[Code that draws figures]

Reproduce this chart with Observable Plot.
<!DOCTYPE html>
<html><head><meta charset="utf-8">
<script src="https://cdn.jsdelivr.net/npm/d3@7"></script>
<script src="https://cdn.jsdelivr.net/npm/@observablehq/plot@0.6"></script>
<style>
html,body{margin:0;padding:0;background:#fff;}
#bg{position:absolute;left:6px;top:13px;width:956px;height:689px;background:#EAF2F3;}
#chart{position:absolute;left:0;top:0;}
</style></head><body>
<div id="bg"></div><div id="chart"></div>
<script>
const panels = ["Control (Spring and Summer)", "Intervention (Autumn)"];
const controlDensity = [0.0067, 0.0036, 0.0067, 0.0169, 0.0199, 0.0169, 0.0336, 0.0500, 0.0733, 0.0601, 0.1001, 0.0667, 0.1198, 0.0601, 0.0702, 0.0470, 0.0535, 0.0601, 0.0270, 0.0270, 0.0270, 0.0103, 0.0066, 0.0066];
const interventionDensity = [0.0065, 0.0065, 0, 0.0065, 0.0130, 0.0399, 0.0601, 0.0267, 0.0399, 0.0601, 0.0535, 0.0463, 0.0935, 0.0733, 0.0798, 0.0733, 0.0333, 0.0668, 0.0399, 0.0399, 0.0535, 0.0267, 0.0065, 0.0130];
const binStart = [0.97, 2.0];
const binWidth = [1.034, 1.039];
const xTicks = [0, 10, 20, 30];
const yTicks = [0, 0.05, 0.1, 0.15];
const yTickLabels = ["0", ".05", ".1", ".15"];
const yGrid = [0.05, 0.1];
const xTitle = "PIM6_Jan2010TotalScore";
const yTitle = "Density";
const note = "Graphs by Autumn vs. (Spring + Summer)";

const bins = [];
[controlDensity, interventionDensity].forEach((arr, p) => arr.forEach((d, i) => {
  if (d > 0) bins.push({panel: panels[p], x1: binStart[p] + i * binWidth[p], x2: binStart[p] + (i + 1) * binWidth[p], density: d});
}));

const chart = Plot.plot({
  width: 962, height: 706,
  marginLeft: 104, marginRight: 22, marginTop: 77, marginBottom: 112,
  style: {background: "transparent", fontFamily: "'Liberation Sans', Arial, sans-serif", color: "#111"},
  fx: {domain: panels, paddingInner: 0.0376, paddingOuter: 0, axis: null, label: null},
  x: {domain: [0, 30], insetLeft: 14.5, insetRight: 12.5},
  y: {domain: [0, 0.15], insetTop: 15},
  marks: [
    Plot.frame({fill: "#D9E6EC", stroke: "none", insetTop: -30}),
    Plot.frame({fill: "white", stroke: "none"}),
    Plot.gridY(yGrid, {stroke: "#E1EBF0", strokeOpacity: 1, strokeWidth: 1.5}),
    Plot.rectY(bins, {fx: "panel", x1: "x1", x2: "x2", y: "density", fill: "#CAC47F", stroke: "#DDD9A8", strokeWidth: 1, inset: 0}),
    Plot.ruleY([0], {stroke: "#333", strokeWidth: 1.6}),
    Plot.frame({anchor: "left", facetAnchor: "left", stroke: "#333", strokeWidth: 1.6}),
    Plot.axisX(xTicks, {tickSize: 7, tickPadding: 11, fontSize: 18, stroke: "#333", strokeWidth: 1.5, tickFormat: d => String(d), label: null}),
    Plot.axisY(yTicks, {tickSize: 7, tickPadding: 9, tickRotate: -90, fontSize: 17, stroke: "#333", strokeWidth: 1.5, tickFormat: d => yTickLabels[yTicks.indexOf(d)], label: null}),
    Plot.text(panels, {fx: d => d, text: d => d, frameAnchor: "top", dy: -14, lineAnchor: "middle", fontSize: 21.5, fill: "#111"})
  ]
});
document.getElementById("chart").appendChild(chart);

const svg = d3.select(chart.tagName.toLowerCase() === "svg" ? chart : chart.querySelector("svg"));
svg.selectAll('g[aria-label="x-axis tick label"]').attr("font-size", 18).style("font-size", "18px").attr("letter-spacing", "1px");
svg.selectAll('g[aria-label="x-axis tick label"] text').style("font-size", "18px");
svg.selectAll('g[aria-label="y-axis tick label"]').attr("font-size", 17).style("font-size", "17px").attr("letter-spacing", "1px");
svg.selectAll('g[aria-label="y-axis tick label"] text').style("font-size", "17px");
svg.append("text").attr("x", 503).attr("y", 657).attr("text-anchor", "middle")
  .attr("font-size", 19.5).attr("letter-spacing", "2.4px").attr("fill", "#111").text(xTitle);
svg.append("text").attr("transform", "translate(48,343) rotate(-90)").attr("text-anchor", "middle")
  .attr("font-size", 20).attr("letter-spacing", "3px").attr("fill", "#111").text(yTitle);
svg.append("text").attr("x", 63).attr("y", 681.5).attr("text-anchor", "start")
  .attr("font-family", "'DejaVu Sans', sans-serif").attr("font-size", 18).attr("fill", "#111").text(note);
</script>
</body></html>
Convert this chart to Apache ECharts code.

STATED EXERCISE — Every record above should be output exactly.

TASK OUTPUT —
Reproduce this chart with Observable Plot.
<!DOCTYPE html>
<html><head><meta charset="utf-8">
<script src="https://cdn.jsdelivr.net/npm/d3@7"></script>
<script src="https://cdn.jsdelivr.net/npm/@observablehq/plot@0.6"></script>
<style>
html,body{margin:0;padding:0;background:#fff;}
#bg{position:absolute;left:6px;top:13px;width:956px;height:689px;background:#EAF2F3;}
#chart{position:absolute;left:0;top:0;}
</style></head><body>
<div id="bg"></div><div id="chart"></div>
<script>
const panels = ["Control (Spring and Summer)", "Intervention (Autumn)"];
const controlDensity = [0.0067, 0.0036, 0.0067, 0.0169, 0.0199, 0.0169, 0.0336, 0.0500, 0.0733, 0.0601, 0.1001, 0.0667, 0.1198, 0.0601, 0.0702, 0.0470, 0.0535, 0.0601, 0.0270, 0.0270, 0.0270, 0.0103, 0.0066, 0.0066];
const interventionDensity = [0.0065, 0.0065, 0, 0.0065, 0.0130, 0.0399, 0.0601, 0.0267, 0.0399, 0.0601, 0.0535, 0.0463, 0.0935, 0.0733, 0.0798, 0.0733, 0.0333, 0.0668, 0.0399, 0.0399, 0.0535, 0.0267, 0.0065, 0.0130];
const binStart = [0.97, 2.0];
const binWidth = [1.034, 1.039];
const xTicks = [0, 10, 20, 30];
const yTicks = [0, 0.05, 0.1, 0.15];
const yTickLabels = ["0", ".05", ".1", ".15"];
const yGrid = [0.05, 0.1];
const xTitle = "PIM6_Jan2010TotalScore";
const yTitle = "Density";
const note = "Graphs by Autumn vs. (Spring + Summer)";

const bins = [];
[controlDensity, interventionDensity].forEach((arr, p) => arr.forEach((d, i) => {
  if (d > 0) bins.push({panel: panels[p], x1: binStart[p] + i * binWidth[p], x2: binStart[p] + (i + 1) * binWidth[p], density: d});
}));

const chart = Plot.plot({
  width: 962, height: 706,
  marginLeft: 104, marginRight: 22, marginTop: 77, marginBottom: 112,
  style: {background: "transparent", fontFamily: "'Liberation Sans', Arial, sans-serif", color: "#111"},
  fx: {domain: panels, paddingInner: 0.0376, paddingOuter: 0, axis: null, label: null},
  x: {domain: [0, 30], insetLeft: 14.5, insetRight: 12.5},
  y: {domain: [0, 0.15], insetTop: 15},
  marks: [
    Plot.frame({fill: "#D9E6EC", stroke: "none", insetTop: -30}),
    Plot.frame({fill: "white", stroke: "none"}),
    Plot.gridY(yGrid, {stroke: "#E1EBF0", strokeOpacity: 1, strokeWidth: 1.5}),
    Plot.rectY(bins, {fx: "panel", x1: "x1", x2: "x2", y: "density", fill: "#CAC47F", stroke: "#DDD9A8", strokeWidth: 1, inset: 0}),
    Plot.ruleY([0], {stroke: "#333", strokeWidth: 1.6}),
    Plot.frame({anchor: "left", facetAnchor: "left", stroke: "#333", strokeWidth: 1.6}),
    Plot.axisX(xTicks, {tickSize: 7, tickPadding: 11, fontSize: 18, stroke: "#333", strokeWidth: 1.5, tickFormat: d => String(d), label: null}),
    Plot.axisY(yTicks, {tickSize: 7, tickPadding: 9, tickRotate: -90, fontSize: 17, stroke: "#333", strokeWidth: 1.5, tickFormat: d => yTickLabels[yTicks.indexOf(d)], label: null}),
    Plot.text(panels, {fx: d => d, text: d => d, frameAnchor: "top", dy: -14, lineAnchor: "middle", fontSize: 21.5, fill: "#111"})
  ]
});
document.getElementById("chart").appendChild(chart);

const svg = d3.select(chart.tagName.toLowerCase() === "svg" ? chart : chart.querySelector("svg"));
svg.selectAll('g[aria-label="x-axis tick label"]').attr("font-size", 18).style("font-size", "18px").attr("letter-spacing", "1px");
svg.selectAll('g[aria-label="x-axis tick label"] text').style("font-size", "18px");
svg.selectAll('g[aria-label="y-axis tick label"]').attr("font-size", 17).style("font-size", "17px").attr("letter-spacing", "1px");
svg.selectAll('g[aria-label="y-axis tick label"] text').style("font-size", "17px");
svg.append("text").attr("x", 503).attr("y", 657).attr("text-anchor", "middle")
  .attr("font-size", 19.5).attr("letter-spacing", "2.4px").attr("fill", "#111").text(xTitle);
svg.append("text").attr("transform", "translate(48,343) rotate(-90)").attr("text-anchor", "middle")
  .attr("font-size", 20).attr("letter-spacing", "3px").attr("fill", "#111").text(yTitle);
svg.append("text").attr("x", 63).attr("y", 681.5).attr("text-anchor", "start")
  .attr("font-family", "'DejaVu Sans', sans-serif").attr("font-size", 18).attr("fill", "#111").text(note);
</script>
</body></html>
Convert this chart to Apache ECharts code.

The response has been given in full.